## [Challenge]
Go through the data and copy every line exactly, but not the images.

## [Source material]

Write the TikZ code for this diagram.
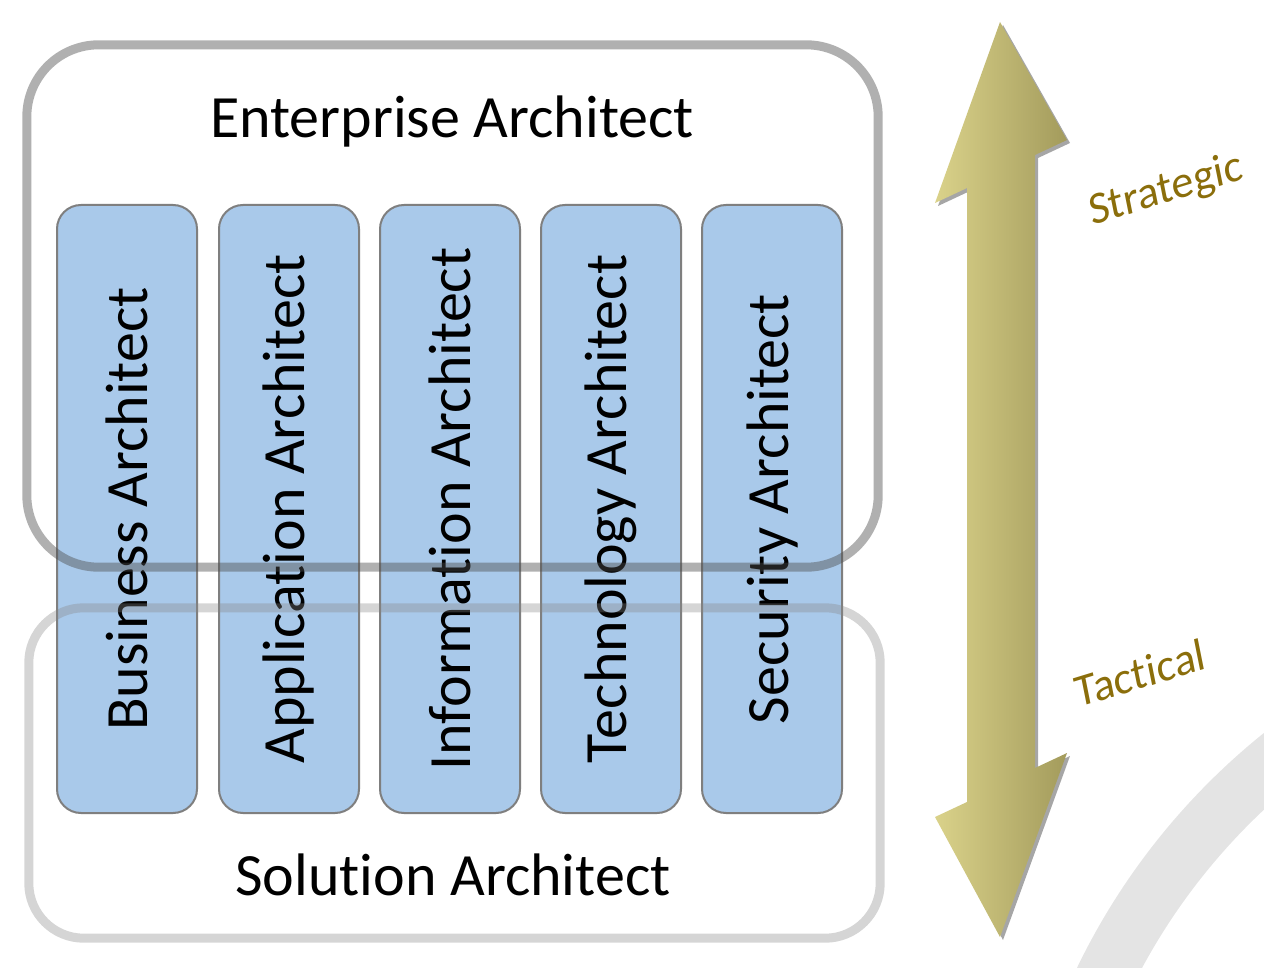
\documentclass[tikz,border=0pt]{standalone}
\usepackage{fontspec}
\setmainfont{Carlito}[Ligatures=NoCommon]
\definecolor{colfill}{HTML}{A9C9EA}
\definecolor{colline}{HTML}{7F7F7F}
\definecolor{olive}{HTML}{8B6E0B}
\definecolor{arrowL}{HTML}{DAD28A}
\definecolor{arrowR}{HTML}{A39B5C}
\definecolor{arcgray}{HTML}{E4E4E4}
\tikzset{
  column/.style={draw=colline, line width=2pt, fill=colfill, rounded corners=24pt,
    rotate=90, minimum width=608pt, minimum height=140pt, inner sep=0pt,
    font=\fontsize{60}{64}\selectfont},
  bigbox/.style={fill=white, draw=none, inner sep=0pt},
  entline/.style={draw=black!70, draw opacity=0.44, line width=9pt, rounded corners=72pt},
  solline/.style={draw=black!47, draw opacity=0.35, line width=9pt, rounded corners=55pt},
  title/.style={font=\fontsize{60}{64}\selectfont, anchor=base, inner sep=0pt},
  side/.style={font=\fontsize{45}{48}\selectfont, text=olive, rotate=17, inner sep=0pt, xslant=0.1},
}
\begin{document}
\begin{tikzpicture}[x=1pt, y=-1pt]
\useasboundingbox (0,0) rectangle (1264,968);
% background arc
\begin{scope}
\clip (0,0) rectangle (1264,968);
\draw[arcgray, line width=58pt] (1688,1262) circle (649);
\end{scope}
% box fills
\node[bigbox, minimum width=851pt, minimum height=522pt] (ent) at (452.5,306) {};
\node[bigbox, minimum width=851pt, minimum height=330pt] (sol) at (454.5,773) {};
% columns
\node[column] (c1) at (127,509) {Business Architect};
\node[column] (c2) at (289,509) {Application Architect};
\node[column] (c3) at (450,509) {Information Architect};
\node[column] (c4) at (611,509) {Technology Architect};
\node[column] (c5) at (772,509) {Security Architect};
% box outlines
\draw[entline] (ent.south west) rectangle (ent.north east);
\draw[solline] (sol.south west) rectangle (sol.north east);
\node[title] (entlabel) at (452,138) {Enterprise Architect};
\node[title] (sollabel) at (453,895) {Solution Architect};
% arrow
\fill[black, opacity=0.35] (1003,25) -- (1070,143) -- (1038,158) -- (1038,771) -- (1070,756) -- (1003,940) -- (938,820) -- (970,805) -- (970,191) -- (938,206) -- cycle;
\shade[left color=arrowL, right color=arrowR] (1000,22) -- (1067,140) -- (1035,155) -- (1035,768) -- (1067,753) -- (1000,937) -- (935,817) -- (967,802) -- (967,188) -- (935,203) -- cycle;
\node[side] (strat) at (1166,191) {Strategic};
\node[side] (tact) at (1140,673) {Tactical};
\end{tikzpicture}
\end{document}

## [Result of the task]
Write the TikZ code for this diagram.
\documentclass[tikz,border=0pt]{standalone}
\usepackage{fontspec}
\setmainfont{Carlito}[Ligatures=NoCommon]
\definecolor{colfill}{HTML}{A9C9EA}
\definecolor{colline}{HTML}{7F7F7F}
\definecolor{olive}{HTML}{8B6E0B}
\definecolor{arrowL}{HTML}{DAD28A}
\definecolor{arrowR}{HTML}{A39B5C}
\definecolor{arcgray}{HTML}{E4E4E4}
\tikzset{
  column/.style={draw=colline, line width=2pt, fill=colfill, rounded corners=24pt,
    rotate=90, minimum width=608pt, minimum height=140pt, inner sep=0pt,
    font=\fontsize{60}{64}\selectfont},
  bigbox/.style={fill=white, draw=none, inner sep=0pt},
  entline/.style={draw=black!70, draw opacity=0.44, line width=9pt, rounded corners=72pt},
  solline/.style={draw=black!47, draw opacity=0.35, line width=9pt, rounded corners=55pt},
  title/.style={font=\fontsize{60}{64}\selectfont, anchor=base, inner sep=0pt},
  side/.style={font=\fontsize{45}{48}\selectfont, text=olive, rotate=17, inner sep=0pt, xslant=0.1},
}
\begin{document}
\begin{tikzpicture}[x=1pt, y=-1pt]
\useasboundingbox (0,0) rectangle (1264,968);
% background arc
\begin{scope}
\clip (0,0) rectangle (1264,968);
\draw[arcgray, line width=58pt] (1688,1262) circle (649);
\end{scope}
% box fills
\node[bigbox, minimum width=851pt, minimum height=522pt] (ent) at (452.5,306) {};
\node[bigbox, minimum width=851pt, minimum height=330pt] (sol) at (454.5,773) {};
% columns
\node[column] (c1) at (127,509) {Business Architect};
\node[column] (c2) at (289,509) {Application Architect};
\node[column] (c3) at (450,509) {Information Architect};
\node[column] (c4) at (611,509) {Technology Architect};
\node[column] (c5) at (772,509) {Security Architect};
% box outlines
\draw[entline] (ent.south west) rectangle (ent.north east);
\draw[solline] (sol.south west) rectangle (sol.north east);
\node[title] (entlabel) at (452,138) {Enterprise Architect};
\node[title] (sollabel) at (453,895) {Solution Architect};
% arrow
\fill[black, opacity=0.35] (1003,25) -- (1070,143) -- (1038,158) -- (1038,771) -- (1070,756) -- (1003,940) -- (938,820) -- (970,805) -- (970,191) -- (938,206) -- cycle;
\shade[left color=arrowL, right color=arrowR] (1000,22) -- (1067,140) -- (1035,155) -- (1035,768) -- (1067,753) -- (1000,937) -- (935,817) -- (967,802) -- (967,188) -- (935,203) -- cycle;
\node[side] (strat) at (1166,191) {Strategic};
\node[side] (tact) at (1140,673) {Tactical};
\end{tikzpicture}
\end{document}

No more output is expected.